Source code of charts:
• • • • •

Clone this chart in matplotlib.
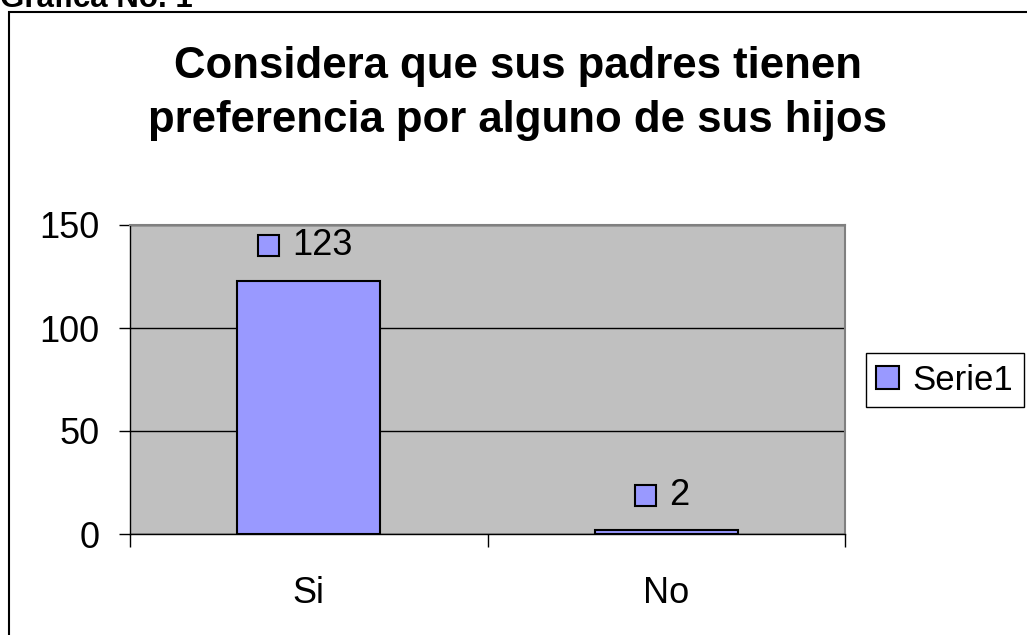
import matplotlib
matplotlib.use('Agg')
import matplotlib.pyplot as plt
from matplotlib.patches import Rectangle, Patch
from matplotlib.offsetbox import AnnotationBbox, DrawingArea, TextArea, HPacker

plt.rcParams['font.family'] = ['Liberation Sans', 'DejaVu Sans']

# datos
categorias = ['Si', 'No']
valores = [123, 2]
serie = 'Serie1'
titulo = ['Considera que sus padres tienen', 'preferencia por alguno de sus hijos']
encabezado = 'Grafica No. 1'
yticks = [0, 50, 100, 150]

W, H = 1027, 635
fig = plt.figure(figsize=(W / 100, H / 100), dpi=100)


def fx(px):
    return px / W


def fy(py):
    return 1 - py / H


# marco exterior (cortado a la derecha y abajo)
fig.add_artist(Rectangle((fx(9), -0.1), 2, fy(12) + 0.1, transform=fig.transFigure,
                         fill=False, ec='black', lw=1.5))
fig.text(fx(0), fy(7), encabezado, fontsize=22.5, fontweight='bold', ha='left', va='baseline')

# titulo
fig.text(fx(518), fy(78), titulo[0], fontsize=31.5, fontweight='bold', ha='center', va='baseline')
fig.text(fx(518), fy(132), titulo[1], fontsize=31.5, fontweight='bold', ha='center', va='baseline')

ax = fig.add_axes([fx(130), fy(534), (845 - 130) / W, (534 - 225) / H])
ax.set_facecolor('#c0c0c0')
x = list(range(len(categorias)))
ax.bar(x, valores, width=0.4, color='#9999ff', edgecolor='black', linewidth=1.5, zorder=3)
ax.set_xlim(-0.5, len(categorias) - 0.5)
ax.set_ylim(0, 150)
ax.set_yticks(yticks)
ax.tick_params(axis='y', direction='out', length=8, width=1, pad=14, labelsize=26)

# ticks en los limites de categoria, etiquetas en el centro
ax.set_xticks([i - 0.5 for i in range(len(categorias) + 1)])
ax.set_xticklabels([])
ax.set_xticks(x, minor=True)
ax.set_xticklabels(categorias, minor=True)
ax.tick_params(axis='x', which='major', direction='out', length=9, width=1)
ax.tick_params(axis='x', which='minor', length=0, pad=30, labelsize=26)

ax.grid(axis='y', color='black', lw=1)
ax.set_axisbelow(True)
for s in ['top', 'right']:
    ax.spines[s].set_color('#808080')
    ax.spines[s].set_linewidth(1.5)
for s in ['left', 'bottom']:
    ax.spines[s].set_color('black')
    ax.spines[s].set_linewidth(1)

# etiquetas de datos con clave de leyenda
for xi, v in zip(x, valores):
    da = DrawingArea(16, 16, 0, 0)
    da.add_artist(Rectangle((0.5, 0.5), 15, 15, fc='#9999ff', ec='black', lw=1.5))
    ta = TextArea(str(v), textprops=dict(fontsize=26))
    box = HPacker(children=[da, ta], sep=9, align='center', pad=0)
    ab = AnnotationBbox(box, (xi, v), xybox=(-3, 25), boxcoords='offset points',
                        frameon=False, box_alignment=(0.5, 0.5))
    ax.add_artist(ab)

leg = fig.legend(handles=[Patch(fc='#9999ff', ec='black', lw=1.5, label=serie)],
                 loc='center left', bbox_to_anchor=(fx(866), fy(380)),
                 frameon=True, fancybox=False, edgecolor='black', framealpha=1,
                 fontsize=25, handlelength=0.65, handleheight=0.65, handletextpad=0.4,
                 borderpad=0.3, borderaxespad=0)
leg.get_frame().set_linewidth(1)

fig.savefig('out.png', dpi=100)
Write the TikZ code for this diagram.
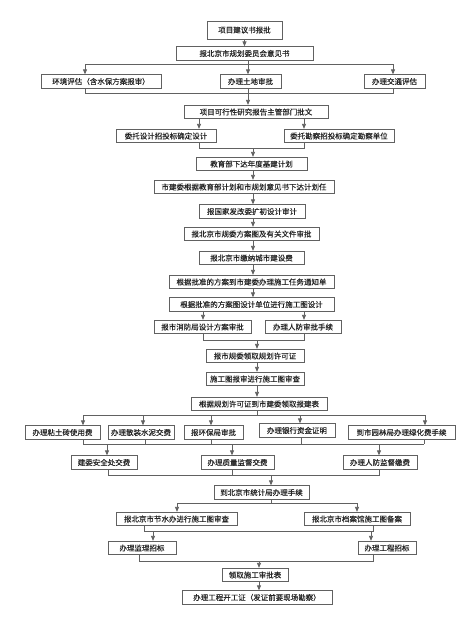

• • • • •

● **TASK TO CARRY OUT**
Keep the pictures out of the copy and return the rest of the data above exactly.

● **WORKED ANSWER**
Clone this chart in matplotlib.
import matplotlib
matplotlib.use('Agg')
import matplotlib.pyplot as plt
from matplotlib.patches import Rectangle, Patch
from matplotlib.offsetbox import AnnotationBbox, DrawingArea, TextArea, HPacker

plt.rcParams['font.family'] = ['Liberation Sans', 'DejaVu Sans']

# datos
categorias = ['Si', 'No']
valores = [123, 2]
serie = 'Serie1'
titulo = ['Considera que sus padres tienen', 'preferencia por alguno de sus hijos']
encabezado = 'Grafica No. 1'
yticks = [0, 50, 100, 150]

W, H = 1027, 635
fig = plt.figure(figsize=(W / 100, H / 100), dpi=100)


def fx(px):
    return px / W


def fy(py):
    return 1 - py / H


# marco exterior (cortado a la derecha y abajo)
fig.add_artist(Rectangle((fx(9), -0.1), 2, fy(12) + 0.1, transform=fig.transFigure,
                         fill=False, ec='black', lw=1.5))
fig.text(fx(0), fy(7), encabezado, fontsize=22.5, fontweight='bold', ha='left', va='baseline')

# titulo
fig.text(fx(518), fy(78), titulo[0], fontsize=31.5, fontweight='bold', ha='center', va='baseline')
fig.text(fx(518), fy(132), titulo[1], fontsize=31.5, fontweight='bold', ha='center', va='baseline')

ax = fig.add_axes([fx(130), fy(534), (845 - 130) / W, (534 - 225) / H])
ax.set_facecolor('#c0c0c0')
x = list(range(len(categorias)))
ax.bar(x, valores, width=0.4, color='#9999ff', edgecolor='black', linewidth=1.5, zorder=3)
ax.set_xlim(-0.5, len(categorias) - 0.5)
ax.set_ylim(0, 150)
ax.set_yticks(yticks)
ax.tick_params(axis='y', direction='out', length=8, width=1, pad=14, labelsize=26)

# ticks en los limites de categoria, etiquetas en el centro
ax.set_xticks([i - 0.5 for i in range(len(categorias) + 1)])
ax.set_xticklabels([])
ax.set_xticks(x, minor=True)
ax.set_xticklabels(categorias, minor=True)
ax.tick_params(axis='x', which='major', direction='out', length=9, width=1)
ax.tick_params(axis='x', which='minor', length=0, pad=30, labelsize=26)

ax.grid(axis='y', color='black', lw=1)
ax.set_axisbelow(True)
for s in ['top', 'right']:
    ax.spines[s].set_color('#808080')
    ax.spines[s].set_linewidth(1.5)
for s in ['left', 'bottom']:
    ax.spines[s].set_color('black')
    ax.spines[s].set_linewidth(1)

# etiquetas de datos con clave de leyenda
for xi, v in zip(x, valores):
    da = DrawingArea(16, 16, 0, 0)
    da.add_artist(Rectangle((0.5, 0.5), 15, 15, fc='#9999ff', ec='black', lw=1.5))
    ta = TextArea(str(v), textprops=dict(fontsize=26))
    box = HPacker(children=[da, ta], sep=9, align='center', pad=0)
    ab = AnnotationBbox(box, (xi, v), xybox=(-3, 25), boxcoords='offset points',
                        frameon=False, box_alignment=(0.5, 0.5))
    ax.add_artist(ab)

leg = fig.legend(handles=[Patch(fc='#9999ff', ec='black', lw=1.5, label=serie)],
                 loc='center left', bbox_to_anchor=(fx(866), fy(380)),
                 frameon=True, fancybox=False, edgecolor='black', framealpha=1,
                 fontsize=25, handlelength=0.65, handleheight=0.65, handletextpad=0.4,
                 borderpad=0.3, borderaxespad=0)
leg.get_frame().set_linewidth(1)

fig.savefig('out.png', dpi=100)
Write the TikZ code for this diagram.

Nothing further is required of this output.